[DATA LINES]:
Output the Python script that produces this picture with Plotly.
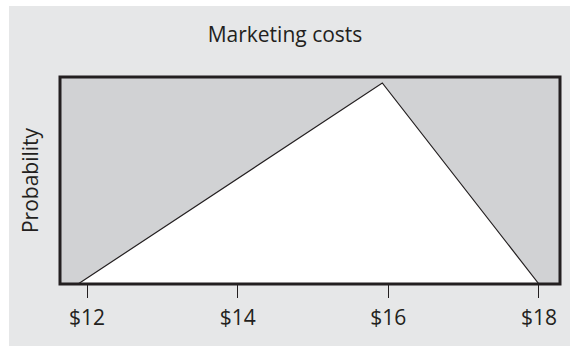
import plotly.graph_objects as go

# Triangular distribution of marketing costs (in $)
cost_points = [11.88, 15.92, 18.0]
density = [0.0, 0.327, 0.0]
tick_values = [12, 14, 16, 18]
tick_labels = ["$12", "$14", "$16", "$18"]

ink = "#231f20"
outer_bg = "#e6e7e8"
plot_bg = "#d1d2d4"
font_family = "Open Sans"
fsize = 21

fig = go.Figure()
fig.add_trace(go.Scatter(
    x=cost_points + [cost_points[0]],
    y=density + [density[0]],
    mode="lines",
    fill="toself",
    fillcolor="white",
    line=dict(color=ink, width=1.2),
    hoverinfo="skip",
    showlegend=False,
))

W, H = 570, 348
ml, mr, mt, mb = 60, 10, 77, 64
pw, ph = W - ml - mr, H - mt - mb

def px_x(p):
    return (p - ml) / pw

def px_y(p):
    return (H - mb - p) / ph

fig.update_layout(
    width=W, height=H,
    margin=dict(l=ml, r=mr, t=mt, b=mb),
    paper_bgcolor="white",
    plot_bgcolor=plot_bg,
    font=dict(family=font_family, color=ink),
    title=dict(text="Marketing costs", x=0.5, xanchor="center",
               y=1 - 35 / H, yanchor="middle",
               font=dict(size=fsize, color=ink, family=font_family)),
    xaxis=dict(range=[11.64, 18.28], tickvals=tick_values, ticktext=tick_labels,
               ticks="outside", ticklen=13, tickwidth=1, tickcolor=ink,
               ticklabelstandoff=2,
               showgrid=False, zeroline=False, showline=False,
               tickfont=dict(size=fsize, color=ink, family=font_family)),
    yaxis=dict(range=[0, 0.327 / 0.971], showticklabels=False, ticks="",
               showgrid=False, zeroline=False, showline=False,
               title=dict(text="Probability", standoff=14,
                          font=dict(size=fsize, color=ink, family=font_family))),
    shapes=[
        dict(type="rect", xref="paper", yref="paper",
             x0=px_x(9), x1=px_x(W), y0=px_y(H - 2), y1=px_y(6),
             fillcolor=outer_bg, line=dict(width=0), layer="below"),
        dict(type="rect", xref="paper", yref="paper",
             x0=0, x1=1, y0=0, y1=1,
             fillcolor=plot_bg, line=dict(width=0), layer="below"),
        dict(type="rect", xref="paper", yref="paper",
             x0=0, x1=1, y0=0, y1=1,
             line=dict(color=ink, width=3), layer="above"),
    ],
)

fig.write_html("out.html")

[WHAT IS BEING ASKED]: Output an exact copy of the material, with the pictures removed.

[SOLUTION TO THIS TASK]:
Output the Python script that produces this picture with Plotly.
import plotly.graph_objects as go

# Triangular distribution of marketing costs (in $)
cost_points = [11.88, 15.92, 18.0]
density = [0.0, 0.327, 0.0]
tick_values = [12, 14, 16, 18]
tick_labels = ["$12", "$14", "$16", "$18"]

ink = "#231f20"
outer_bg = "#e6e7e8"
plot_bg = "#d1d2d4"
font_family = "Open Sans"
fsize = 21

fig = go.Figure()
fig.add_trace(go.Scatter(
    x=cost_points + [cost_points[0]],
    y=density + [density[0]],
    mode="lines",
    fill="toself",
    fillcolor="white",
    line=dict(color=ink, width=1.2),
    hoverinfo="skip",
    showlegend=False,
))

W, H = 570, 348
ml, mr, mt, mb = 60, 10, 77, 64
pw, ph = W - ml - mr, H - mt - mb

def px_x(p):
    return (p - ml) / pw

def px_y(p):
    return (H - mb - p) / ph

fig.update_layout(
    width=W, height=H,
    margin=dict(l=ml, r=mr, t=mt, b=mb),
    paper_bgcolor="white",
    plot_bgcolor=plot_bg,
    font=dict(family=font_family, color=ink),
    title=dict(text="Marketing costs", x=0.5, xanchor="center",
               y=1 - 35 / H, yanchor="middle",
               font=dict(size=fsize, color=ink, family=font_family)),
    xaxis=dict(range=[11.64, 18.28], tickvals=tick_values, ticktext=tick_labels,
               ticks="outside", ticklen=13, tickwidth=1, tickcolor=ink,
               ticklabelstandoff=2,
               showgrid=False, zeroline=False, showline=False,
               tickfont=dict(size=fsize, color=ink, family=font_family)),
    yaxis=dict(range=[0, 0.327 / 0.971], showticklabels=False, ticks="",
               showgrid=False, zeroline=False, showline=False,
               title=dict(text="Probability", standoff=14,
                          font=dict(size=fsize, color=ink, family=font_family))),
    shapes=[
        dict(type="rect", xref="paper", yref="paper",
             x0=px_x(9), x1=px_x(W), y0=px_y(H - 2), y1=px_y(6),
             fillcolor=outer_bg, line=dict(width=0), layer="below"),
        dict(type="rect", xref="paper", yref="paper",
             x0=0, x1=1, y0=0, y1=1,
             fillcolor=plot_bg, line=dict(width=0), layer="below"),
        dict(type="rect", xref="paper", yref="paper",
             x0=0, x1=1, y0=0, y1=1,
             line=dict(color=ink, width=3), layer="above"),
    ],
)

fig.write_html("out.html")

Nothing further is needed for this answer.